‘I have really seen the entrepreneurial spirit of Rebel at work’

International economist Rob Winters had a dream: he wanted to move abroad. Rather than waiting for an opportunity to present itself, he took matters into his own hands. Earlier this year, he and his family moved to Kenya to begin a new adventure with Rebel. Now based in Nairobi, he intends to increase Rebel’s impact throughout the East Africa region. How did he ‘sell’ his plan to the company?

The move was your idea. How do you go about something like this?

‘I think most people knew that I wanted an overseas posting, preferably in Africa. I studied in South Africa, so that was top of my list to begin with. However, my wife was offered an interesting position in Nairobi as impact manager for a large British infrastructure fund. I realized that this would also be an ideal location from which to promote Rebel, so Kenya it was.

‘Of course, I didn’t know in advance whether Rebel would be quite so keen. Some companies might think it odd if a member of staff suddenly announces to move abroad, but Rebel is more enterprising than most. Everyone saw the merits of the idea, I was given plenty of support and everything was arranged quite quickly. It’s been an exciting time. I have really seen the entrepreneurial spirit of Rebel at work.’

Why were you so keen to go to Africa?

‘I spent a time studying in Port Elizabeth, South Africa, and ever since I have wanted to live in Africa and build upon the many opportunities it has to offer. It is a challenging continent but also a very beautiful one. My immediate aim is to strengthen Rebel’s position so that we can be more closely involved in a greater number of projects. We are currently working on a project in Uganda and it is clear that the client is willing to give us even greater responsibility based on our local presence.

Nairobi is the financial and economic center of Africa. Multinational banks have offices here, as well as many NGOs and Dutch companies. In recent years I have worked on several projects for FMO, the Dutch development bank, and its French counterpart the AFD. However, I have always done so from the Netherlands. When you are really engaged with Africa, as I am, you feel a strong urge to be as close to the projects as possible.’
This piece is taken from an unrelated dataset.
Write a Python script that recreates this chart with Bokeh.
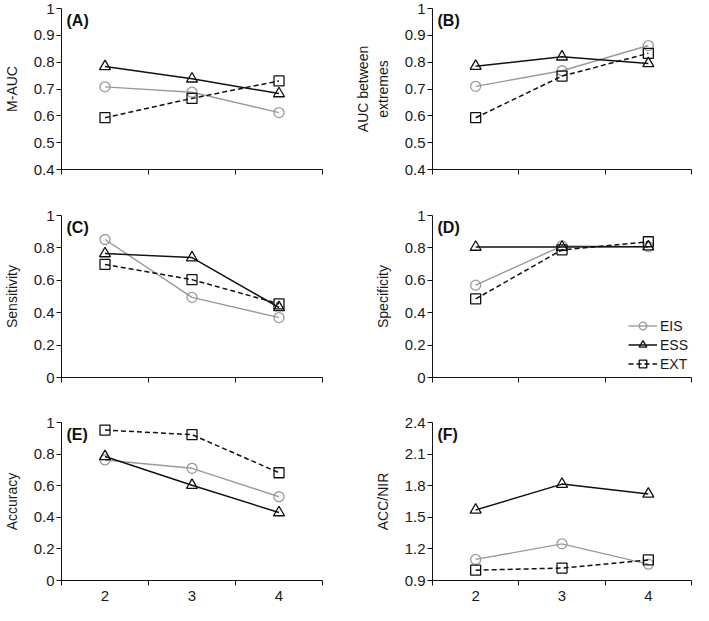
from bokeh.plotting import figure
from bokeh.models import Range1d, FixedTicker, CustomJSTickFormatter, Label, Legend, LegendItem
from bokeh.layouts import column, row
from bokeh.embed import file_html
from bokeh.resources import INLINE

FONT = "Liberation Sans"

# ---------------- data ----------------
x_vals = [2, 3, 4]
x_bounds = [1.5, 2.5, 3.5, 4.5]
series_names = ["EIS", "ESS", "EXT"]

panel_ids = ["(A)", "(B)", "(C)", "(D)", "(E)", "(F)"]
y_titles = ["M-AUC", "AUC between\nextremes", "Sensitivity", "Specificity", "Accuracy", "ACC/NIR"]

eis_A = [0.708, 0.688, 0.612]
ess_A = [0.784, 0.738, 0.683]
ext_A = [0.593, 0.665, 0.730]

eis_B = [0.710, 0.768, 0.862]
ess_B = [0.785, 0.820, 0.795]
ext_B = [0.593, 0.748, 0.833]

eis_C = [0.852, 0.495, 0.370]
ess_C = [0.765, 0.740, 0.432]
ext_C = [0.698, 0.604, 0.455]

eis_D = [0.570, 0.812, 0.808]
ess_D = [0.805, 0.805, 0.807]
ext_D = [0.485, 0.788, 0.838]

eis_E = [0.763, 0.710, 0.530]
ess_E = [0.785, 0.603, 0.430]
ext_E = [0.952, 0.923, 0.682]

eis_F = [1.100, 1.248, 1.055]
ess_F = [1.570, 1.815, 1.722]
ext_F = [0.998, 1.018, 1.095]

ticks_AB = [0.4, 0.5, 0.6, 0.7, 0.8, 0.9, 1.0]
labels_AB = ["0.4", "0.5", "0.6", "0.7", "0.8", "0.9", "1"]
ticks_CDE = [0.0, 0.2, 0.4, 0.6, 0.8, 1.0]
labels_CDE = ["0", "0.2", "0.4", "0.6", "0.8", "1"]
ticks_F = [0.9, 1.2, 1.5, 1.8, 2.1, 2.4]
labels_F = ["0.9", "1.2", "1.5", "1.8", "2.1", "2.4"]

# ---------------- styles ----------------
GRAY = "#9a9a9a"
BLACK = "#111111"
TXT = "#1a1a1a"
styles = {
    "EIS": dict(color=GRAY, width=1.4, dash="solid", marker="circle", size=10),
    "ESS": dict(color=BLACK, width=1.5, dash="solid", marker="triangle", size=11),
    "EXT": dict(color=BLACK, width=1.5, dash="5 3", marker="square", size=10),
}

COLS = [dict(width=352, bl=58, br=30), dict(width=341, bl=80, br=2)]
ROWS = [dict(height=205, bt=8, bb=36), dict(height=208, bt=10, bb=36), dict(height=192, bt=9, bb=25)]


def make_panel(pid, ytitle, data, yticks, ylabels, col, rowi, legend=False):
    c = COLS[col]
    r = ROWS[rowi]
    frame_h = r["height"] - r["bt"] - r["bb"]

    p = figure(width=c["width"], height=r["height"],
               x_range=Range1d(x_bounds[0], x_bounds[-1]),
               y_range=Range1d(yticks[0], yticks[-1]),
               output_backend="svg", toolbar_location=None,
               min_border_left=c["bl"], min_border_right=c["br"],
               min_border_top=r["bt"], min_border_bottom=r["bb"])
    p.outline_line_color = None
    p.xgrid.visible = False
    p.ygrid.visible = False
    p.background_fill_color = "white"

    # y axis
    ya = p.yaxis[0]
    ya.ticker = FixedTicker(ticks=yticks)
    ya.formatter = CustomJSTickFormatter(args=dict(tv=yticks, tl=ylabels), code="""
        for (let i = 0; i < tv.length; i++) { if (Math.abs(tv[i] - tick) < 1e-9) return tl[i]; }
        return '';
    """)
    ya.major_tick_out = 5
    ya.major_tick_in = 0
    ya.minor_tick_line_color = None
    ya.axis_line_color = BLACK
    ya.major_tick_line_color = BLACK
    ya.major_label_text_font = FONT
    ya.major_label_text_font_size = "15px"
    ya.major_label_text_color = TXT
    ya.major_label_standoff = 2
    ya.axis_label = ytitle
    ya.axis_label_text_font = FONT
    ya.axis_label_text_font_size = "14px"
    ya.axis_label_text_font_style = "normal"
    ya.axis_label_text_color = TXT
    ya.axis_label_standoff = 11

    # x axis
    xa = p.xaxis[0]
    xa.ticker = FixedTicker(ticks=x_vals, minor_ticks=x_bounds)
    xa.major_tick_out = 0
    xa.major_tick_in = 0
    xa.minor_tick_out = 5
    xa.minor_tick_in = 0
    xa.minor_tick_line_color = BLACK
    xa.axis_line_color = BLACK
    xa.major_label_text_font = FONT
    xa.major_label_text_font_size = "15px"
    xa.major_label_text_color = TXT if rowi == 2 else None
    xa.major_label_standoff = 5

    items = []
    for name, ys in zip(series_names, data):
        st = styles[name]
        lr = p.line(x_vals, ys, line_color=st["color"], line_width=st["width"], line_dash=st["dash"])
        sr = p.scatter(x_vals, ys, marker=st["marker"], size=st["size"],
                       line_color=st["color"], fill_color=None, line_width=1.3)
        items.append(LegendItem(label=name, renderers=[lr, sr]))

    if legend:
        lg = Legend(items=items, location=(196, 4), padding=0, margin=0, spacing=0,
                    glyph_width=29, glyph_height=19, label_height=18, label_standoff=3,
                    label_text_font=FONT, label_text_font_size="14px",
                    label_text_color=TXT,
                    border_line_color=None, background_fill_alpha=0)
        p.add_layout(lg, "center")

    p.add_layout(Label(x=5, y=frame_h - 3, x_units="screen", y_units="screen",
                       text=pid, text_font=FONT, text_font_size="16px",
                       text_font_style="bold", text_baseline="top", text_color="#111111"))
    return p


pA = make_panel(panel_ids[0], y_titles[0], [eis_A, ess_A, ext_A], ticks_AB, labels_AB, 0, 0)
pB = make_panel(panel_ids[1], y_titles[1], [eis_B, ess_B, ext_B], ticks_AB, labels_AB, 1, 0)
pC = make_panel(panel_ids[2], y_titles[2], [eis_C, ess_C, ext_C], ticks_CDE, labels_CDE, 0, 1)
pD = make_panel(panel_ids[3], y_titles[3], [eis_D, ess_D, ext_D], ticks_CDE, labels_CDE, 1, 1, legend=True)
pE = make_panel(panel_ids[4], y_titles[4], [eis_E, ess_E, ext_E], ticks_CDE, labels_CDE, 0, 2)
pF = make_panel(panel_ids[5], y_titles[5], [eis_F, ess_F, ext_F], ticks_F, labels_F, 1, 2)

layout = column(row(pA, pB), row(pC, pD), row(pE, pF))

open("out.html", "w").write(file_html(layout, INLINE))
You were given the green light: what happened next?

‘Once the decision had been made, everything happened very quickly. It would of course be possible to set up operations in the Netherlands and make the move elsewhere in the fullness of time. I decided it would be better to do everything ‘on the spot’ from the outset. I shall spend the next few months exploring the many opportunities that exist. I have already developed an extensive network. By the end of the year, I hope to have a clear picture of the projects to which Rebel can usefully contribute.

‘We also intend to take on some local staff. There is more than enough good talent and local knowledge will represent significant added value within the projects.’

Where do you see opportunities for Rebel in East Africa?

‘Practically everywhere and in all our fields of expertise. Governments and development banks wish to expand and upgrade infrastructure throughout the region. There are now projects in the pipeline addressing waste management, harbor development, water and sanitation, energy, and health. In short, there are opportunities in almost every sector.

‘Last week, Michel Leushuis and I visited various Nairobi-based organizations active in water and sanitation. We discussed how Rebel might help in devising new business cases and earnings models. It is a question of expanding and upgrading the existing infrastructure so that a greater number of people have access to fresh water, while improving the quality of the water itself and ensuring supply continuity.

‘Agriculture and ‘agri-finance’ is another sector in which Rebel is increasingly active. Many large producers operate from Nairobi and the Dutch agrifood sector has a strong presence here. I am now helping to set up various agriculture-related funds in Africa. Rebel can make a significant contribution in areas such as financing models to support the upscaling of irrigation systems.’

What are your long-term goals?

‘Within about three years, we hope to have established a very strong basis. This will entail recruiting a number of good local professionals. We shall also try to show that a local presence greatly increases our impact, whereupon projects become more efficient and effective, with better results. Africa has seen too many unsuccessful projects in the past.’

What would you say to other people who dream of moving abroad?

‘It’s in your own hands, so go for it! I often meet people who would like to work abroad and think their employer might be willing to help, but they don’t have a clear plan and don’t know how long will it take. We just made our minds up and went. If you show that you are determined, you will often find that others are willing to help.’

Have your children settled in to their new life?

‘I asked my children what they thought was the same here as in the Netherlands. The youngest, who is four, replied: ‘well, the sky is blue’. Other than that, everything is different!’